*WHAT IS BEING ASKED*. Pictures stay out of the copy; restate everything else in the material exactly.

*AVAILABLE DATA*.
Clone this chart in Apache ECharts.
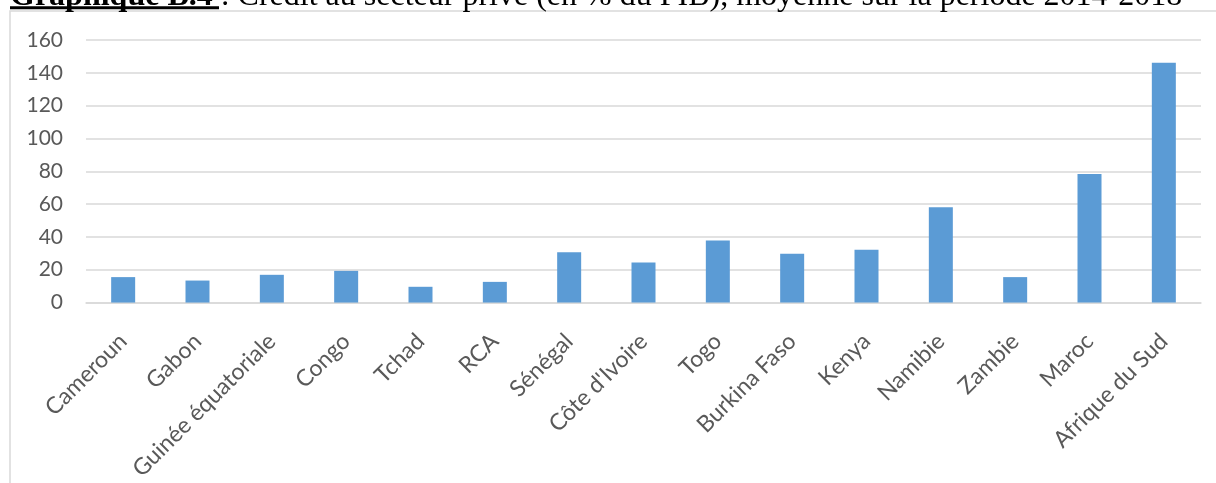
<!DOCTYPE html>
<html>
<head>
<meta charset="utf-8">
<style>
  html, body { margin: 0; padding: 0; background: #ffffff; }
  #chart { width: 1216px; height: 483px; }
</style>
<script src="https://cdn.jsdelivr.net/npm/echarts@6/dist/echarts.min.js"></script>
</head>
<body>
<div id="chart"></div>
<script>
const titleBold = 'Graphique B.4 ';
const titleRest = ': Crédit au secteur privé (en % du PIB), moyenne sur la période 2014-2018';

const categories = ['Cameroun', 'Gabon', 'Guinée équatoriale', 'Congo', 'Tchad', 'RCA', 'Sénégal',
  "Côte d'Ivoire", 'Togo', 'Burkina Faso', 'Kenya', 'Namibie', 'Zambie', 'Maroc', 'Afrique du Sud'];
const creditValues = [15.5, 13.4, 16.9, 19.3, 9.6, 12.6, 30.7, 24.4, 37.8, 29.8, 32.1, 58.1, 15.5, 78.4, 146.2];
const yTicks = { min: 0, max: 160, interval: 20 };

const chart = echarts.init(document.getElementById('chart'), null, { renderer: 'canvas' });
const labelFont = 'Lato';
chart.setOption({
  animation: false,
  backgroundColor: '#ffffff',
  graphic: [
    { type: 'rect', silent: true, z: -10,
      shape: { x: 10, y: 11, width: 1400, height: 700 },
      style: { fill: 'none', stroke: '#d9d9d9', lineWidth: 1.5 } },
    { type: 'text', x: 10, y: -3,
      style: {
        text: '{b|' + titleBold + '}' + titleRest,
        font: '32px "Liberation Serif"',
        fill: '#000000',
        verticalAlign: 'middle',
        rich: { b: { font: 'bold 32px "Liberation Serif"', fill: '#000000' } }
      } },
    { type: 'line', shape: { x1: 10, y1: 7.7, x2: 219, y2: 7.7 },
      style: { stroke: '#000000', lineWidth: 3 } }
  ],
  grid: { left: 86, right: 15, top: 40, bottom: 180.3, containLabel: false },
  xAxis: {
    type: 'category',
    data: categories,
    axisLine: { show: true, lineStyle: { color: '#d9d9d9', width: 1.5 } },
    axisTick: { show: false },
    axisLabel: { rotate: 45, interval: 0, margin: 35, color: '#595959', fontFamily: labelFont, fontSize: 23 }
  },
  yAxis: {
    type: 'value',
    min: yTicks.min, max: yTicks.max, interval: yTicks.interval,
    axisLine: { show: false },
    axisTick: { show: false },
    splitLine: { lineStyle: { color: '#d9d9d9', width: 1.5 } },
    axisLabel: { margin: 23, color: '#595959', fontFamily: labelFont, fontSize: 21 }
  },
  series: [{
    type: 'bar',
    data: creditValues,
    barWidth: 24,
    itemStyle: { color: '#5b9bd5' }
  }]
});
</script>
</body>
</html>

*REPLY TO THE EXERCISE*.
Clone this chart in Apache ECharts.
<!DOCTYPE html>
<html>
<head>
<meta charset="utf-8">
<style>
  html, body { margin: 0; padding: 0; background: #ffffff; }
  #chart { width: 1216px; height: 483px; }
</style>
<script src="https://cdn.jsdelivr.net/npm/echarts@6/dist/echarts.min.js"></script>
</head>
<body>
<div id="chart"></div>
<script>
const titleBold = 'Graphique B.4 ';
const titleRest = ': Crédit au secteur privé (en % du PIB), moyenne sur la période 2014-2018';

const categories = ['Cameroun', 'Gabon', 'Guinée équatoriale', 'Congo', 'Tchad', 'RCA', 'Sénégal',
  "Côte d'Ivoire", 'Togo', 'Burkina Faso', 'Kenya', 'Namibie', 'Zambie', 'Maroc', 'Afrique du Sud'];
const creditValues = [15.5, 13.4, 16.9, 19.3, 9.6, 12.6, 30.7, 24.4, 37.8, 29.8, 32.1, 58.1, 15.5, 78.4, 146.2];
const yTicks = { min: 0, max: 160, interval: 20 };

const chart = echarts.init(document.getElementById('chart'), null, { renderer: 'canvas' });
const labelFont = 'Lato';
chart.setOption({
  animation: false,
  backgroundColor: '#ffffff',
  graphic: [
    { type: 'rect', silent: true, z: -10,
      shape: { x: 10, y: 11, width: 1400, height: 700 },
      style: { fill: 'none', stroke: '#d9d9d9', lineWidth: 1.5 } },
    { type: 'text', x: 10, y: -3,
      style: {
        text: '{b|' + titleBold + '}' + titleRest,
        font: '32px "Liberation Serif"',
        fill: '#000000',
        verticalAlign: 'middle',
        rich: { b: { font: 'bold 32px "Liberation Serif"', fill: '#000000' } }
      } },
    { type: 'line', shape: { x1: 10, y1: 7.7, x2: 219, y2: 7.7 },
      style: { stroke: '#000000', lineWidth: 3 } }
  ],
  grid: { left: 86, right: 15, top: 40, bottom: 180.3, containLabel: false },
  xAxis: {
    type: 'category',
    data: categories,
    axisLine: { show: true, lineStyle: { color: '#d9d9d9', width: 1.5 } },
    axisTick: { show: false },
    axisLabel: { rotate: 45, interval: 0, margin: 35, color: '#595959', fontFamily: labelFont, fontSize: 23 }
  },
  yAxis: {
    type: 'value',
    min: yTicks.min, max: yTicks.max, interval: yTicks.interval,
    axisLine: { show: false },
    axisTick: { show: false },
    splitLine: { lineStyle: { color: '#d9d9d9', width: 1.5 } },
    axisLabel: { margin: 23, color: '#595959', fontFamily: labelFont, fontSize: 21 }
  },
  series: [{
    type: 'bar',
    data: creditValues,
    barWidth: 24,
    itemStyle: { color: '#5b9bd5' }
  }]
});
</script>
</body>
</html>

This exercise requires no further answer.